Show understanding that binary representations can give rise to rounding errors

Resources | Subject Notes | Computer Science

13.3 Floating-point numbers, representation and manipulation

Objective

Show understanding that binary representations can give rise to rounding errors.

Introduction

Computers represent real numbers using floating-point notation. This is a way of expressing numbers with a finite number of digits, even if the number is very large or very small. However, because binary numbers have a limited number of digits, not all real numbers can be represented exactly. This leads to rounding errors.

Floating-Point Representation

Floating-point numbers are typically represented in a format similar to scientific notation. The representation consists of three parts:

  • Sign bit: Indicates whether the number is positive or negative (0 for positive, 1 for negative).
  • Exponent: Represents the power of 2 by which the significand is multiplied.
  • Significand (Mantissa): Represents the significant digits of the number.

The standard format for floating-point numbers is IEEE 754.

IEEE 754 Single Precision (32-bit) Format

The IEEE 754 single-precision format uses 32 bits, divided as follows:

Bit Position Sign Exponent Significand
31-23 Sign bit Exponent (8 bits) Significand (23 bits)
22-0 - - -

The exponent is biased to allow for both positive and negative exponents to be represented using a single set of bits. The bias for single precision is 127.

The significand is normalized, meaning it is in the form 1.xxxxx, where xxxxx is a sequence of digits.

Rounding Errors

Due to the finite number of bits available for the significand, many real numbers cannot be represented exactly in floating-point format. This results in rounding errors. These errors occur when a number cannot be represented with sufficient precision and is therefore rounded to the nearest representable value.

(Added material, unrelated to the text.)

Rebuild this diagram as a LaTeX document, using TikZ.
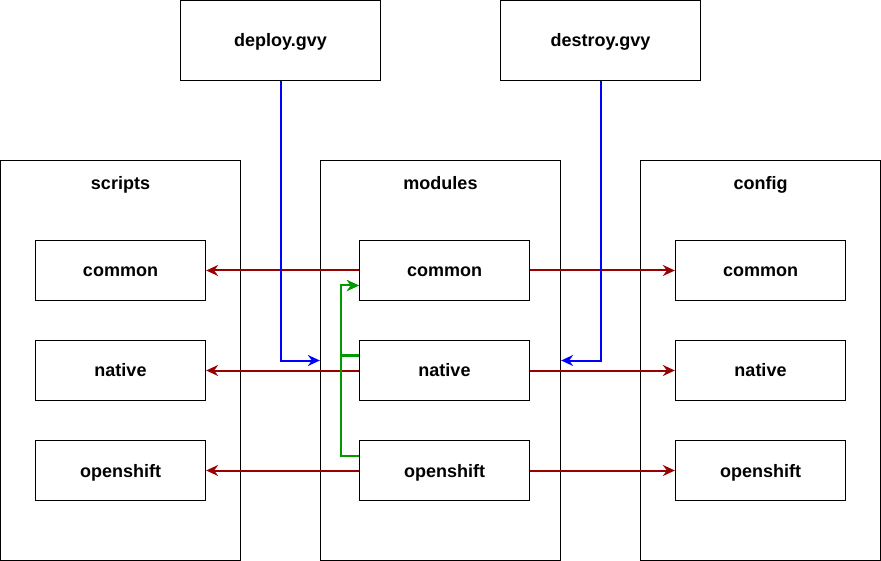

Consider the following example:

The decimal number 0.1 cannot be represented exactly in binary. When it is converted to a floating-point number, it is rounded to the nearest representable value, which is approximately 0.100000000000000005551115123125 in binary.

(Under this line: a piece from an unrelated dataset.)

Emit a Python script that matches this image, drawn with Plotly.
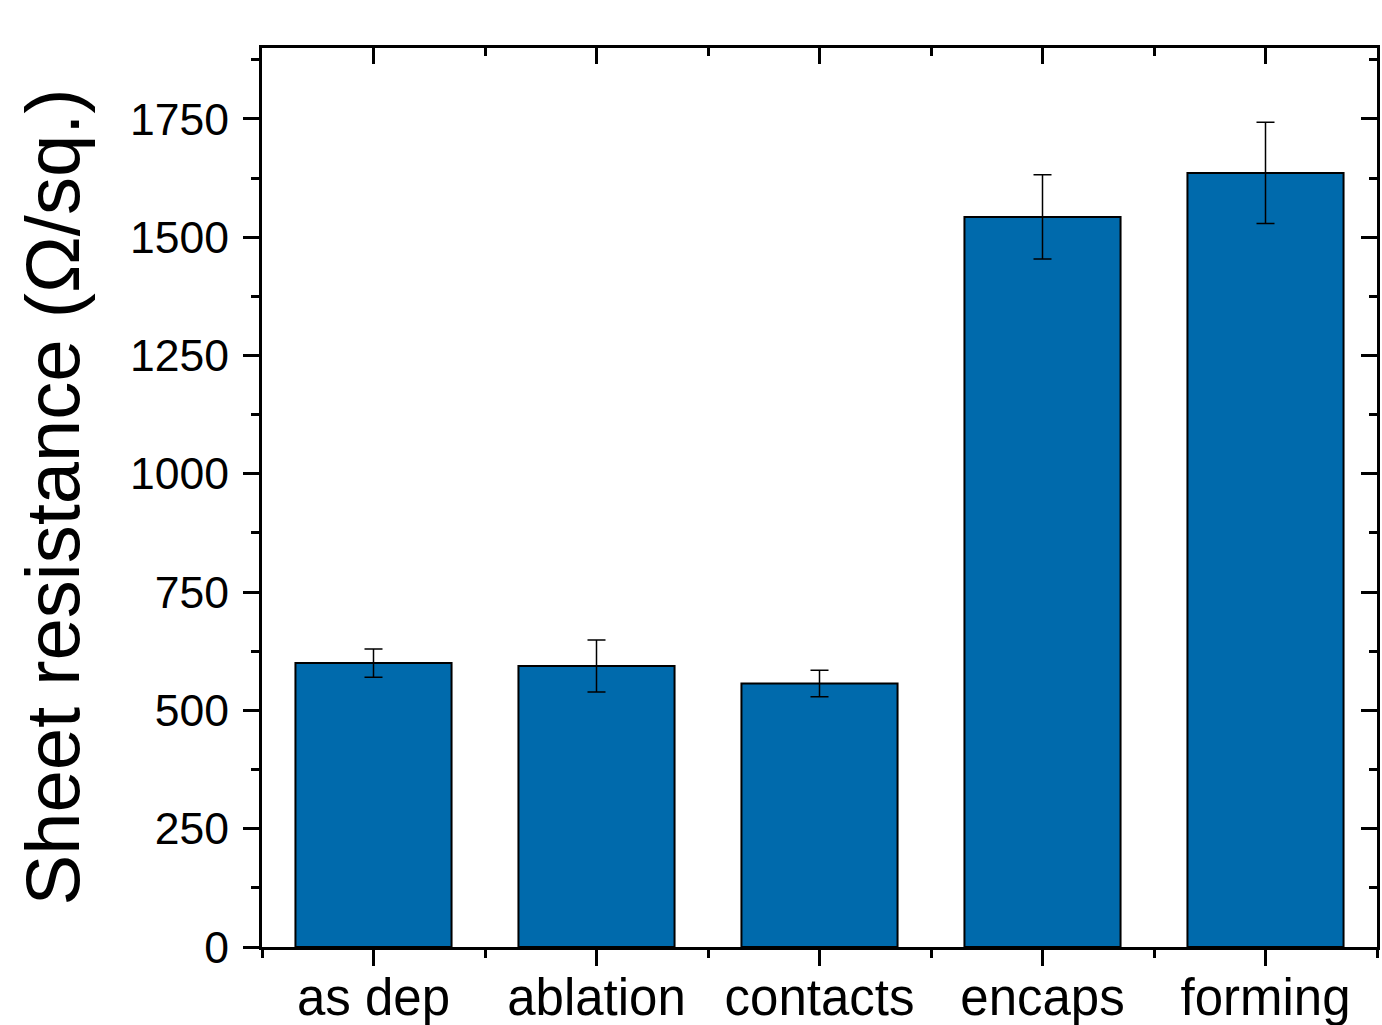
import plotly.graph_objects as go

categories = ["as dep", "ablation", "contacts", "encaps", "forming"]
values = [600, 594, 557, 1543, 1636]
errors = [30, 55, 28, 89, 107]
y_tick_vals = [0, 250, 500, 750, 1000, 1250, 1500, 1750]

FONT = "Liberation Sans, Arial, sans-serif"
BAR_COLOR = "#006AAC"

idx = list(range(len(categories)))
minor_x = [i - 0.5 for i in range(len(categories) + 1)]

fig = go.Figure()
fig.add_trace(go.Bar(
    x=idx, y=values, width=0.7,
    marker=dict(color=BAR_COLOR, line=dict(color="black", width=2)),
    error_y=dict(type="data", array=errors, visible=True, color="black",
                 thickness=1.5, width=9),
    showlegend=False,
))
# invisible trace to carry the mirrored (inside-tick) axes
fig.add_trace(go.Scatter(x=[idx[0]], y=[0], xaxis="x2", yaxis="y2",
                         mode="markers", marker=dict(opacity=0),
                         showlegend=False, hoverinfo="skip"))

xr = [-0.5, len(categories) - 0.5]
yr = [0, 1900]

fig.update_layout(
    width=1382, height=1025,
    margin=dict(l=262, r=5, t=48, b=78, autoexpand=False),
    paper_bgcolor="white", plot_bgcolor="white",
    font=dict(family=FONT, color="black"),
    bargap=0.3,
    xaxis=dict(
        range=xr, tickmode="array", tickvals=idx, ticktext=categories,
        ticks="outside", ticklen=16, tickwidth=3, tickcolor="black",
        showline=True, linewidth=3, linecolor="black", mirror=True,
        showgrid=False, zeroline=False,
        tickfont=dict(size=51, family=FONT),
        ticklabelstandoff=-12,
        minor=dict(tickmode="array", tickvals=minor_x, ticks="outside",
                   ticklen=8, tickwidth=3, tickcolor="black", showgrid=False),
    ),
    yaxis=dict(
        range=yr, tickmode="array", tickvals=y_tick_vals,
        ticks="outside", ticklen=16, tickwidth=3, tickcolor="black",
        showline=True, linewidth=3, linecolor="black", mirror=True,
        showgrid=False, zeroline=False,
        tickfont=dict(size=44.5, family=FONT),
        ticklabelstandoff=5,
        minor=dict(dtick=125, tick0=0, ticks="outside", ticklen=8,
                   tickwidth=3, tickcolor="black", showgrid=False),
    ),
    xaxis2=dict(
        range=xr, overlaying="x", side="top", tickmode="array", tickvals=idx,
        showticklabels=False, ticks="inside", ticklen=16, tickwidth=3,
        tickcolor="black", showline=False, showgrid=False, zeroline=False,
        minor=dict(tickmode="array", tickvals=minor_x, ticks="inside",
                   ticklen=8, tickwidth=3, tickcolor="black", showgrid=False),
    ),
    yaxis2=dict(
        range=yr, overlaying="y", side="right", tickmode="array",
        tickvals=y_tick_vals, showticklabels=False, ticks="inside",
        ticklen=16, tickwidth=3, tickcolor="black", showline=False,
        showgrid=False, zeroline=False,
        minor=dict(dtick=125, tick0=0, ticks="inside", ticklen=8,
                   tickwidth=3, tickcolor="black", showgrid=False),
    ),
    annotations=[dict(
        text="Sheet resistance (Ω/sq.)", xref="paper", yref="paper",
        x=-(261 - 51) / 1115, y=0.5, xanchor="center", yanchor="middle",
        textangle=-90, showarrow=False, font=dict(size=76, family=FONT),
    )],
)

fig.write_html(
    "out.html",
    config={"displayModeBar": False},
    post_script="document.body.style.margin='0';document.body.style.overflow='hidden';",
)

This demonstrates that even seemingly simple decimal numbers can have subtle errors when represented in binary.

Examples of Rounding Errors

  1. Addition of numbers that cannot be represented exactly:

    Adding two numbers that have slightly different binary representations can result in a value that is not exactly representable. For example, adding two very close numbers like 0.1 and 0.2 might not yield exactly 0.3 due to rounding errors.

  2. Multiplication of numbers that cannot be represented exactly:

    Similarly, multiplying numbers that have non-exact binary representations can also lead to rounding errors.

Mitigation Strategies

While rounding errors cannot be completely eliminated, several strategies can help to mitigate their impact:

  • Using higher precision data types: Using double-precision floating-point numbers (64 bits) provides more bits for the significand, reducing the likelihood of rounding errors.
  • Careful algorithm design: Some algorithms are more susceptible to rounding errors than others. Careful algorithm design can minimize the accumulation of these errors.
  • Error analysis: In critical applications, it is important to analyze the potential for rounding errors and take appropriate measures.

Conclusion

Floating-point numbers are a powerful tool for representing real numbers in computers, but they are subject to rounding errors due to the finite precision of binary representation. Understanding these errors and employing mitigation strategies is crucial for ensuring the accuracy of numerical computations.